Still, much of what he says is right. Some of our poets since Whitman have indeed moved beyond the Romantic poetics toward a poetry that is more empirical. And yet, even that generalization is suspect since in the last hundred years there have been too many poets—Anthony Hecht, for example—who don’t fit that description in the least and who wrote poems that are as American and as good as the poets Fletcher studies. Theory rarely approximates practice. Great recipes do not necessarily make great cooks. Some of the best ones don’t even read recipes.

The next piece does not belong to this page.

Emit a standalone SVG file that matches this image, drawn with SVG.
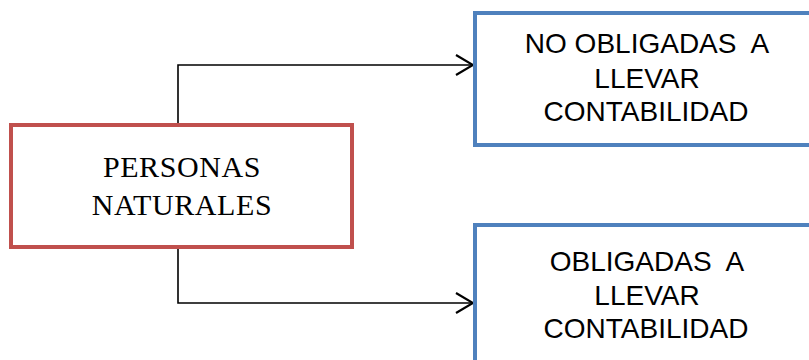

Envisaging the future of the imagination is an impossible task because we cannot know what sort of world the poets will find themselves in and how that will affect what they write. If the US is still at war years from now, its citizens killing and being killed in return, it may make it hard to continue being wrapped up in oneself. “Only a poetry that resists its own transcendental impulses, as I show the environment-poem resists them,” Fletcher writes, “will usefully address the most serious conditions of our time along with numerous global changes.” Perhaps, but I wouldn’t bet on it. Even if we no longer can bear to hear about the Sublime, my guess is that we won’t be able to live without it either.